Qiyas juga menjadi dasar dalam ilmu Fiqh, Seperti dikatakan Al-Allamah Asy-Syekh Zainuddin bin Abdul Aziz didalam Fathul Mu'in . Jadi, melafadzkan niat shalat yang dilakukan sebelum takbiratul Ihram adalah amalan sunnah dengan diqiyaskan terhadap adanya pelafadzan niat haji oleh RasulullahJ. Sunnah dalam pengertian ilmu fiqh, adalah apabila dikerjakan mendapat pahala namun apabila ditinggalkan tidak apa-apa. Tanpa melafadzkan niat, shalat tetaplah sah dan melafadzkan niat tidak merusak terhadap sahnya shalat dan tidak juga termasuk menambah-nambah rukun shalat.
D. MEMBACA “ROBIGHFIRLI” SEBELUM
“AMIN”
Sebagian masyarakat dalam Mazhab Syafi’i membaca “Robighfirli” sebelum bacaan amin, hal ini bukanlah tanpa dasar dan alasan melainkan berdasarkan hadits hasan yang dikutip para ulama seperti Al-Bakry al-Damyathi, Ali Syibran al-Malusy dari kitab Tuhfah al-Muhtaj oleh Ibnu Hajar al-Haitamy.
Al-Bakry al-Damyathi mengatakan bahwa mengucapkan “rabbighfirli” setelah “waladhdhallin” adalah sunnah berdasarkan hadits hasan, Selanjutnya Al-Damyathi mengutip pernyataan Ali Syibran al-Malusy, yaitu :
“ Sepatutnya seandainya menambah wa liwalidaiya wa lijami’ul muslimin, maka tidak mudharat pula”
Hadits di atas telah disebut oleh Ibnu Hajar al-Haitamy dalam Kitab beliau, Tuhfah al-Muhtaj dengan penilaian hadits sebagai hadits hasan.
Alwy Abu Bakar Muhammad al-Saqaf juga mengatakan, bahwa sunnah membaca rabbighfiirli (wa liwalidayya) sebelum membaca amin adalah karena mengharap pembacaan amin serentak dengan amin para ahli langit, sebagaimana hadits Syaikhain : “Apabila imam membaca amin, maka bacalah amin. Barangsiapa yang serentak aminnya dengan amin para malaikat, maka diampuni dosa-dosanya yang telah lalu.” (H.R. Bukhari 5 dan Muslim 6 )

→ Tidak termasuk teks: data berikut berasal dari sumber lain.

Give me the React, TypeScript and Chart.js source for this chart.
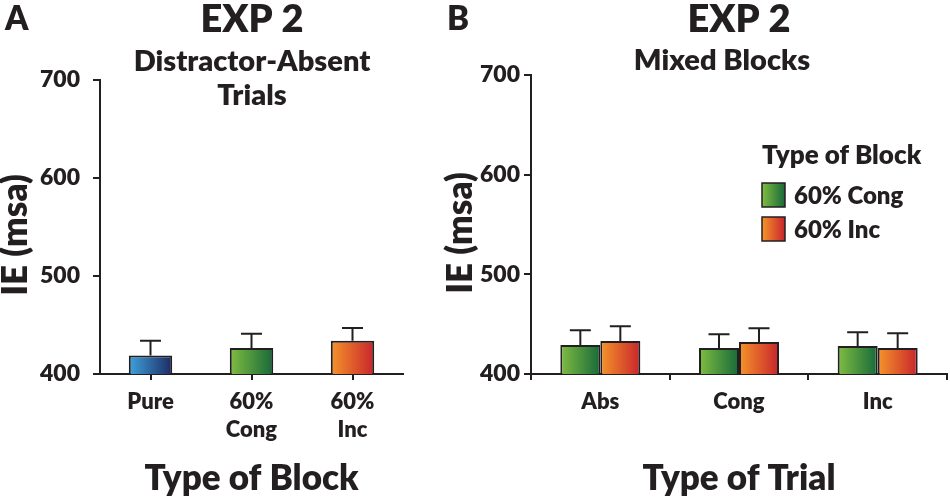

Hadits membaca rabbighfirlii setelah wa laadhdhallin diriwayat oleh al-Thabrani dalam Mu’jam al-Kabir, Maktabah Syamilah, Juz. XXII, Hal. 42, :
“Sesungguhnya Wail bin Hujr mendengar RasulullahJ ketika mengatakan ghairil maghdhu bi ‘alaihim wa laaddhallin, mengatakan rabbighfirlii amiin (HR Thabrani)
Kemudian perlu dicatat bahwa hadits di atas juga telah didukung (‘azhid) oleh fatwa-fatwa yang diriwayatkan dari para Tabi’in, misalnya :
1. Rabi’ bin Khaitsam :
“ Dari Abu Ya’la, berkata, adalah Rabi’ bin Khaitsam apabila imam mengatakan ghairil maghdhu bi ‘alaihim wa laaddhallin, mengatakan Allahummaghfirlii, amiin (H.R. Ibnu Abi Syaibah)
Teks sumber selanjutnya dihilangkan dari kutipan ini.